---- Source data

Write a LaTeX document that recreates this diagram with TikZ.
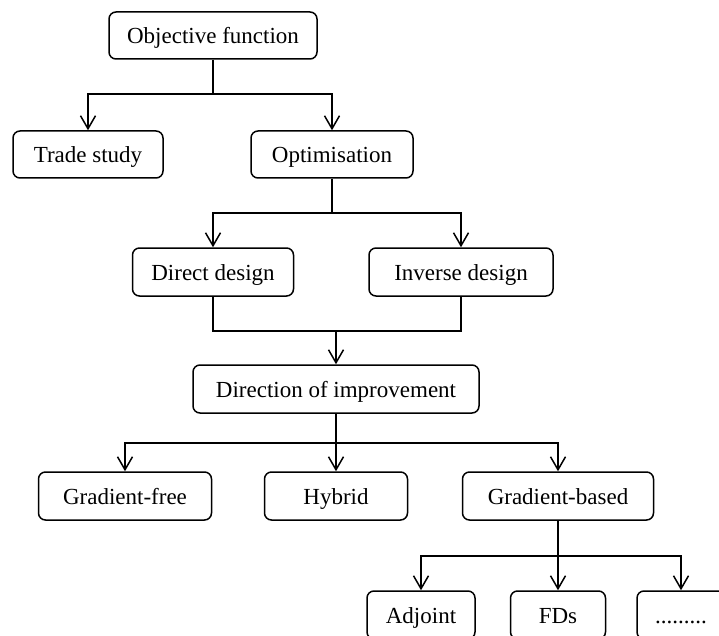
\documentclass[tikz,border=0pt]{standalone}
\usepackage{fontspec}
\setmainfont{Liberation Serif}
\usetikzlibrary{arrows.meta}
\begin{document}
\begin{tikzpicture}[x=1pt,y=-1pt,
  box/.style={draw, line width=1.5pt, rounded corners=7pt, inner sep=0pt,
    minimum height=48pt, text height=20pt, text depth=3pt,
    font=\fontsize{23}{27}\selectfont, text=black},
  conn/.style={line width=1.5pt},
  arr/.style={conn, -{Straight Barb[length=13pt,width=15pt,line width=1.5pt]}}]
\useasboundingbox (0,0) rectangle (719,636);
\clip (0,0) rectangle (719,636);
% nodes
\node[box, minimum width=208pt, minimum height=47pt] (obj) at (213,35.5) {Objective function};
\node[box, minimum width=150pt, minimum height=47pt] (trade) at (88,154.5) {Trade study};
\node[box, minimum width=162pt, minimum height=47pt] (opt) at (332,154.5) {Optimisation};
\node[box, minimum width=161pt] (direct) at (213,272) {Direct design};
\node[box, minimum width=184pt] (inverse) at (461,272) {Inverse design};
\node[box, minimum width=286pt] (dir) at (336,389) {Direction of improvement};
\node[box, minimum width=173pt] (gfree) at (125,496) {Gradient-free};
\node[box, minimum width=143pt] (hybrid) at (336,496) {Hybrid};
\node[box, minimum width=191pt] (gbased) at (558,496) {Gradient-based};
\node[box, minimum width=108pt] (adjoint) at (421,615) {Adjoint};
\node[box, minimum width=95pt] (fds) at (558,615) {FDs};
\node[box, minimum width=88pt] (dots) at (681,615) {.........};
% junctions
\coordinate (j1) at (213,94);
\coordinate (j2) at (332,213);
\coordinate (j3) at (336,331);
\coordinate (j4) at (336,443);
\coordinate (j5) at (558,556);
% connectors
\draw[conn] (obj.south) -- (j1);
\draw[arr] (j1) -| (trade.north);
\draw[arr] (j1) -| (opt.north);
\draw[conn] (opt.south) -- (j2);
\draw[arr] (j2) -| (direct.north);
\draw[arr] (j2) -| (inverse.north);
\draw[conn] (direct.south) |- (j3) -| (inverse.south);
\draw[arr] (j3) -- (dir.north);
\draw[conn] (dir.south) -- (j4);
\draw[arr] (j4) -| (gfree.north);
\draw[arr] (j4) -| (hybrid.north);
\draw[arr] (j4) -| (gbased.north);
\draw[conn] (gbased.south) -- (j5);
\draw[arr] (j5) -| (adjoint.north);
\draw[arr] (j5) -- (fds.north);
\draw[arr] (j5) -| (dots.north);
\end{tikzpicture}
\end{document}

--------

_Task description_: Omit the pictures, and quote the material above exactly as given.

_Solution to this exercise_:
Write a LaTeX document that recreates this diagram with TikZ.
\documentclass[tikz,border=0pt]{standalone}
\usepackage{fontspec}
\setmainfont{Liberation Serif}
\usetikzlibrary{arrows.meta}
\begin{document}
\begin{tikzpicture}[x=1pt,y=-1pt,
  box/.style={draw, line width=1.5pt, rounded corners=7pt, inner sep=0pt,
    minimum height=48pt, text height=20pt, text depth=3pt,
    font=\fontsize{23}{27}\selectfont, text=black},
  conn/.style={line width=1.5pt},
  arr/.style={conn, -{Straight Barb[length=13pt,width=15pt,line width=1.5pt]}}]
\useasboundingbox (0,0) rectangle (719,636);
\clip (0,0) rectangle (719,636);
% nodes
\node[box, minimum width=208pt, minimum height=47pt] (obj) at (213,35.5) {Objective function};
\node[box, minimum width=150pt, minimum height=47pt] (trade) at (88,154.5) {Trade study};
\node[box, minimum width=162pt, minimum height=47pt] (opt) at (332,154.5) {Optimisation};
\node[box, minimum width=161pt] (direct) at (213,272) {Direct design};
\node[box, minimum width=184pt] (inverse) at (461,272) {Inverse design};
\node[box, minimum width=286pt] (dir) at (336,389) {Direction of improvement};
\node[box, minimum width=173pt] (gfree) at (125,496) {Gradient-free};
\node[box, minimum width=143pt] (hybrid) at (336,496) {Hybrid};
\node[box, minimum width=191pt] (gbased) at (558,496) {Gradient-based};
\node[box, minimum width=108pt] (adjoint) at (421,615) {Adjoint};
\node[box, minimum width=95pt] (fds) at (558,615) {FDs};
\node[box, minimum width=88pt] (dots) at (681,615) {.........};
% junctions
\coordinate (j1) at (213,94);
\coordinate (j2) at (332,213);
\coordinate (j3) at (336,331);
\coordinate (j4) at (336,443);
\coordinate (j5) at (558,556);
% connectors
\draw[conn] (obj.south) -- (j1);
\draw[arr] (j1) -| (trade.north);
\draw[arr] (j1) -| (opt.north);
\draw[conn] (opt.south) -- (j2);
\draw[arr] (j2) -| (direct.north);
\draw[arr] (j2) -| (inverse.north);
\draw[conn] (direct.south) |- (j3) -| (inverse.south);
\draw[arr] (j3) -- (dir.north);
\draw[conn] (dir.south) -- (j4);
\draw[arr] (j4) -| (gfree.north);
\draw[arr] (j4) -| (hybrid.north);
\draw[arr] (j4) -| (gbased.north);
\draw[conn] (gbased.south) -- (j5);
\draw[arr] (j5) -| (adjoint.north);
\draw[arr] (j5) -- (fds.north);
\draw[arr] (j5) -| (dots.north);
\end{tikzpicture}
\end{document}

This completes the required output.